At CES 2026 in Las Vegas, Hyundai Motor Group and Boston Dynamics publicly unveiled a production-ready version of the Atlas humanoid robot and set out an aggressive industrial timetable. The companies said they plan to begin deploying Atlas in Hyundai Motor Group Metaplant America in Savannah, Georgia, in 2028, and to build production capacity capable of manufacturing 30,000 Atlas units per year by that date.

Company materials describe Atlas as a general-purpose, production-ready humanoid designed to operate in spaces built for human workers rather than requiring purpose-built infrastructure. Hyundai framed the robot as a keystone of a broader “physical AI” strategy aimed at human-centered automation, where humanoids take on high-risk, repetitive and ergonomically demanding tasks. Initial factory duties at the Savannah site will focus on parts sequencing in 2028, with a planned transition into component assembly by 2030 and longer-term goals that include heavier loads and more complex operations across Hyundai’s global production footprint.

Hyundai did not disclose a unit price for Atlas or the capital cost of the planned production facility. The company said it intends to use software-defined factories and a Robot Metaplant Application Center to train and validate robots using real-world production data, and to phase role expansion only after safety and quality benefits are proven. Materials accompanying the unveiling cited collaborations with Google DeepMind and NVIDIA as part of the technology stack to accelerate perception, planning and control.

Boston Dynamics, which is majority-owned by Hyundai Motor Group, already deploys other robots at industrial sites. The company has used Spot, a quadruped, for data collection and safety monitoring at locations including Savannah, and Stretch, a warehouse box-unloading robot, has been in global use since 2023. The addition of a bipedal, general-purpose platform reflects a strategic pivot from narrowly specialized automation to machines that more closely mimic human form and mobility.

AI-generated illustration
AI-generated illustration

If Hyundai achieves its stated production target, it would represent an unprecedented scale-up in humanoid manufacturing and a test of whether such machines can be integrated safely into human-centric production environments. The plan raises immediate questions about certification, workplace safety standards and regulatory oversight for robots working alongside people. It also puts unit economics and return on investment at the center of the debate, since Hyundai has not disclosed costs or detailed performance metrics from trials.
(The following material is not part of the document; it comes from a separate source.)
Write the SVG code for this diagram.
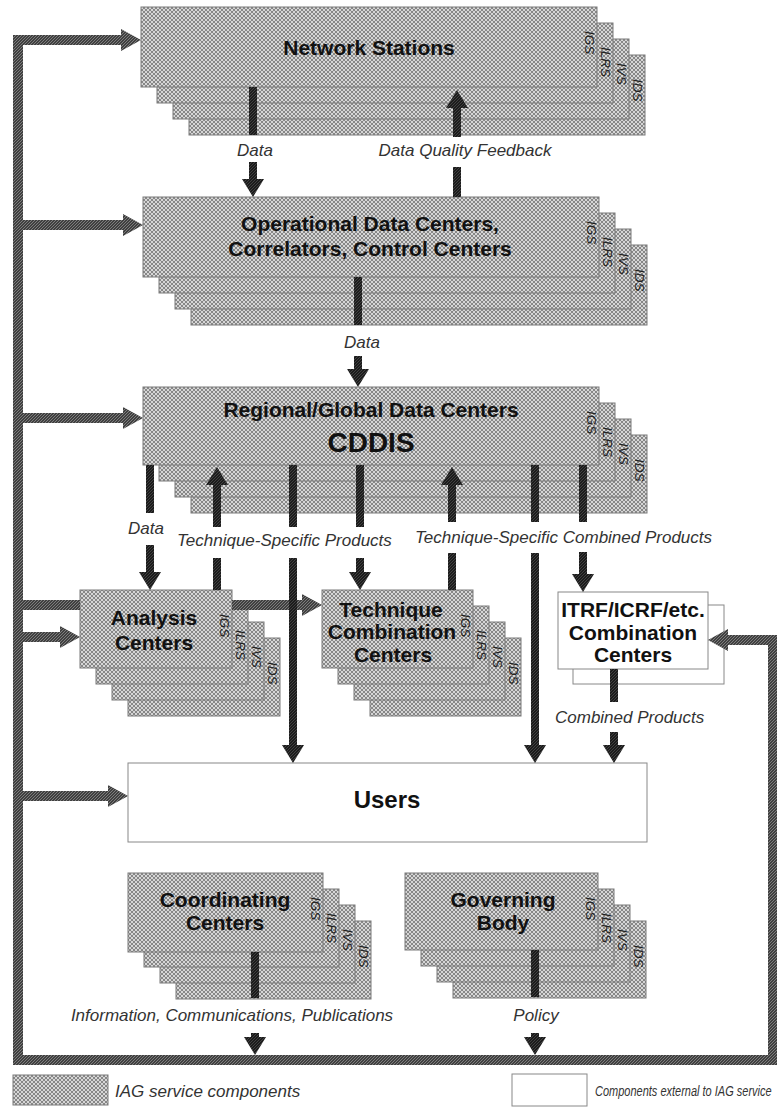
<svg xmlns="http://www.w3.org/2000/svg" width="777" height="1107" viewBox="0 0 777 1107">
<defs>
<pattern id="hatch" width="4" height="4" patternUnits="userSpaceOnUse">
<rect width="4" height="4" fill="#d6d6d6"/>
<path d="M0,0 L4,4 M4,0 L0,4" stroke="#7e7e7e" stroke-width="0.9"/>
</pattern>
<pattern id="bus" width="3" height="3" patternUnits="userSpaceOnUse">
<rect width="3" height="3" fill="#404040"/>
<path d="M0,3 L3,0" stroke="#9a9a9a" stroke-width="0.7"/>
</pattern>
<pattern id="stem" width="3" height="3" patternUnits="userSpaceOnUse">
<rect width="3" height="3" fill="#1c1c1c"/>
<path d="M0,3 L3,0" stroke="#5a5a5a" stroke-width="0.6"/>
</pattern>
</defs>
<style>
.h{fill:url(#hatch);stroke:#7a7a7a;stroke-width:1}
.w{fill:#ffffff;stroke:#888888;stroke-width:1}
.bus{fill:url(#bus)}
.st{fill:url(#stem)}
.t{font-family:"Liberation Sans",Arial,sans-serif;font-weight:bold;font-size:21px;fill:#111;text-anchor:middle}
.big{font-size:28px}
.u{font-size:24px}
.lab{font-family:"Liberation Sans",Arial,sans-serif;font-style:italic;font-size:17px;fill:#333}
.sm{font-size:11px}
.c{text-anchor:middle}
.sv{font-family:"Liberation Sans",Arial,sans-serif;font-style:italic;font-size:13.5px;fill:#222}
</style>
<rect width="777" height="1107" fill="#ffffff"/>

<g id="network-stations">
<rect class="h" x="189" y="55" width="456" height="80"/>
<rect class="h" x="173" y="39" width="456" height="80"/>
<rect class="h" x="157" y="23" width="456" height="80"/>
<rect class="h" x="141" y="7" width="456" height="80"/>
<text class="sv" transform="translate(585,31) rotate(90)">IGS</text>
<text class="sv" transform="translate(601,47) rotate(90)">ILRS</text>
<text class="sv" transform="translate(617,63) rotate(90)">IVS</text>
<text class="sv" transform="translate(633,79) rotate(90)">IDS</text>
<text class="t" x="369" y="55">Network Stations</text>
</g>

<g id="operational-data-centers">
<rect class="h" x="191" y="245" width="456" height="80"/>
<rect class="h" x="175" y="229" width="456" height="80"/>
<rect class="h" x="159" y="213" width="456" height="80"/>
<rect class="h" x="143" y="197" width="456" height="80"/>
<text class="sv" transform="translate(587,221) rotate(90)">IGS</text>
<text class="sv" transform="translate(603,237) rotate(90)">ILRS</text>
<text class="sv" transform="translate(619,253) rotate(90)">IVS</text>
<text class="sv" transform="translate(635,269) rotate(90)">IDS</text>
<text class="t" x="370" y="231">Operational Data Centers,</text>
<text class="t" x="370" y="256">Correlators, Control Centers</text>
</g>

<g id="regional-global-data-centers">
<rect class="h" x="191" y="435" width="456" height="78"/>
<rect class="h" x="175" y="419" width="456" height="78"/>
<rect class="h" x="159" y="403" width="456" height="78"/>
<rect class="h" x="143" y="387" width="456" height="78"/>
<text class="sv" transform="translate(587,411) rotate(90)">IGS</text>
<text class="sv" transform="translate(603,427) rotate(90)">ILRS</text>
<text class="sv" transform="translate(619,443) rotate(90)">IVS</text>
<text class="sv" transform="translate(635,459) rotate(90)">IDS</text>
<text class="t" x="371" y="417">Regional/Global Data Centers</text>
<text class="t big" x="371" y="452">CDDIS</text>
</g>

<g id="analysis-centers">
<rect class="h" x="128" y="638" width="152" height="78"/>
<rect class="h" x="112" y="622" width="152" height="78"/>
<rect class="h" x="96" y="606" width="152" height="78"/>
<rect class="h" x="80" y="590" width="152" height="78"/>
<text class="sv" transform="translate(220,614) rotate(90)">IGS</text>
<text class="sv" transform="translate(236,630) rotate(90)">ILRS</text>
<text class="sv" transform="translate(252,646) rotate(90)">IVS</text>
<text class="sv" transform="translate(268,662) rotate(90)">IDS</text>
<text class="t" x="154" y="625">Analysis</text>
<text class="t" x="154" y="650">Centers</text>
</g>

<g id="technique-combination-centers">
<rect class="h" x="370" y="638" width="151" height="78"/>
<rect class="h" x="354" y="622" width="151" height="78"/>
<rect class="h" x="338" y="606" width="151" height="78"/>
<rect class="h" x="322" y="590" width="151" height="78"/>
<text class="sv" transform="translate(461,614) rotate(90)">IGS</text>
<text class="sv" transform="translate(477,630) rotate(90)">ILRS</text>
<text class="sv" transform="translate(493,646) rotate(90)">IVS</text>
<text class="sv" transform="translate(509,662) rotate(90)">IDS</text>
<text class="t" x="391" y="617">Technique</text>
<text class="t" x="392" y="639">Combination</text>
<text class="t" x="393" y="662">Centers</text>
</g>

<g id="itrf-combination-centers">
<rect class="w" x="573" y="605" width="151" height="79"/>
<rect class="w" x="558" y="592" width="150" height="77"/>
<text class="t" x="633" y="617">ITRF/ICRF/etc.</text>
<text class="t" x="633" y="640">Combination</text>
<text class="t" x="633" y="662">Centers</text>
</g>

<g id="users">
<rect class="w" x="128" y="763" width="519" height="79"/>
<text class="t u" x="387" y="808">Users</text>
</g>

<g id="coordinating-centers">
<rect class="h" x="176" y="921" width="195" height="78"/>
<rect class="h" x="160" y="905" width="195" height="78"/>
<rect class="h" x="144" y="889" width="195" height="78"/>
<rect class="h" x="128" y="873" width="195" height="79"/>
<text class="sv" transform="translate(311,897) rotate(90)">IGS</text>
<text class="sv" transform="translate(327,913) rotate(90)">ILRS</text>
<text class="sv" transform="translate(343,929) rotate(90)">IVS</text>
<text class="sv" transform="translate(359,945) rotate(90)">IDS</text>
<text class="t" x="225" y="907">Coordinating</text>
<text class="t" x="225" y="930">Centers</text>
</g>

<g id="governing-body">
<rect class="h" x="453" y="921" width="193" height="77"/>
<rect class="h" x="437" y="905" width="193" height="77"/>
<rect class="h" x="421" y="889" width="193" height="77"/>
<rect class="h" x="405" y="873" width="193" height="77"/>
<text class="sv" transform="translate(586,897) rotate(90)">IGS</text>
<text class="sv" transform="translate(602,913) rotate(90)">ILRS</text>
<text class="sv" transform="translate(618,929) rotate(90)">IVS</text>
<text class="sv" transform="translate(634,945) rotate(90)">IDS</text>
<text class="t" x="503" y="907">Governing</text>
<text class="t" x="503" y="930">Body</text>
</g>

<g id="connectors">
<!-- feedback bus -->
<rect class="bus" x="13" y="35" width="10" height="1030"/>
<rect class="bus" x="13" y="35" width="110" height="10"/>
<polygon class="bus" points="121,29 121,51 141,40"/>
<rect class="bus" x="23" y="220" width="102" height="10"/>
<polygon class="bus" points="123,214 123,236 143,225"/>
<rect class="bus" x="23" y="413" width="102" height="10"/>
<polygon class="bus" points="123,407 123,429 143,418"/>
<rect class="bus" x="23" y="600" width="57" height="10"/>
<rect class="bus" x="232" y="600" width="72" height="10"/>
<polygon class="bus" points="302,594 302,616 322,605"/>
<rect class="bus" x="23" y="632" width="40" height="10"/>
<polygon class="bus" points="60,626 60,648 80,637"/>
<rect class="bus" x="23" y="791" width="87" height="10"/>
<polygon class="bus" points="108,785 108,807 128,796"/>
<rect class="bus" x="13" y="1055" width="764" height="10"/>
<rect class="bus" x="768" y="635" width="9" height="430"/>
<rect class="bus" x="726" y="635" width="51" height="10"/>
<polygon class="bus" points="728,629 728,651 708,640"/>
<!-- network stations / ODC -->
<rect class="st" x="249" y="87" width="8" height="48"/>
<rect class="st" x="249" y="162" width="8" height="19"/>
<polygon class="st" points="242,179 264,179 253,197"/>
<polygon class="st" points="446,108 468,108 457,90"/>
<rect class="st" x="453" y="106" width="8" height="31"/>
<rect class="st" x="453" y="167" width="8" height="30"/>
<rect class="st" x="354" y="277" width="8" height="48"/>
<rect class="st" x="354" y="356" width="8" height="15"/>
<polygon class="st" points="347,369 369,369 358,387"/>
<!-- RGDC outputs -->
<rect class="st" x="146" y="465" width="8" height="48"/>
<rect class="st" x="146" y="545" width="8" height="29"/>
<polygon class="st" points="139,572 161,572 150,590"/>
<polygon class="st" points="206,485 228,485 217,467"/>
<rect class="st" x="213" y="483" width="8" height="44"/>
<rect class="st" x="213" y="558" width="8" height="32"/>
<rect class="st" x="289" y="465" width="8" height="62"/>
<rect class="st" x="289" y="558" width="8" height="188"/>
<polygon class="st" points="282,745 304,745 293,763"/>
<rect class="st" x="356" y="465" width="8" height="62"/>
<rect class="st" x="356" y="558" width="8" height="16"/>
<polygon class="st" points="349,572 371,572 360,590"/>
<polygon class="st" points="441,485 463,485 452,467"/>
<rect class="st" x="448" y="483" width="8" height="39"/>
<rect class="st" x="448" y="553" width="8" height="37"/>
<rect class="st" x="531" y="465" width="8" height="57"/>
<rect class="st" x="531" y="553" width="8" height="193"/>
<polygon class="st" points="524,745 546,745 535,763"/>
<rect class="st" x="579" y="465" width="8" height="57"/>
<rect class="st" x="579" y="552" width="8" height="23"/>
<polygon class="st" points="572,574 594,574 583,592"/>
<!-- ITRF to users -->
<rect class="st" x="610" y="669" width="8" height="33"/>
<rect class="st" x="610" y="732" width="8" height="14"/>
<polygon class="st" points="603,745 625,745 614,763"/>
<!-- coordinating / governing -->
<rect class="st" x="251" y="952" width="8" height="46"/>
<rect class="st" x="251" y="1033" width="8" height="6"/>
<polygon class="st" points="244,1037 266,1037 255,1055"/>
<rect class="st" x="531" y="950" width="8" height="47"/>
<rect class="st" x="531" y="1033" width="8" height="6"/>
<polygon class="st" points="524,1037 546,1037 535,1055"/>
</g>

<g id="connector-labels">
<text class="lab c" x="255" y="156">Data</text>
<text class="lab c" x="465" y="156">Data Quality Feedback</text>
<text class="lab c" x="362" y="348">Data</text>
<text class="lab c" x="146" y="534">Data</text>
<text class="lab" x="177" y="546">Technique-Specific Products</text>
<text class="lab" x="415" y="543">Technique-Specific Combined Products</text>
<text class="lab" x="555" y="723">Combined Products</text>
<text class="lab c" x="232" y="1021">Information, Communications, Publications</text>
<text class="lab c" x="536" y="1021">Policy</text>
</g>

<g id="legend">
<rect class="h" x="13" y="1075" width="95" height="30"/>
<text class="lab" x="115" y="1097">IAG service components</text>
<rect class="w" x="512" y="1074" width="75" height="32"/>
<text class="lab sm" transform="translate(595,1096) scale(1,1.3)">Components external to IAG service</text>
</g>
</svg>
Hyundai said promotional materials reference early trials and partner work in 2026, but the company emphasized that formal factory deployment for production-line tasks will begin in Savannah in 2028. Observers and plant managers will be looking for concrete results from those pilots: metrics on speed, defect rates, downtime and human-robot interaction will determine whether Atlas moves beyond demonstration to become a regular fixture on assembly lines. The coming years will also test how manufacturers, regulators and workers adapt to a future in which humanoid robots are produced at scale and designed to share human workplaces.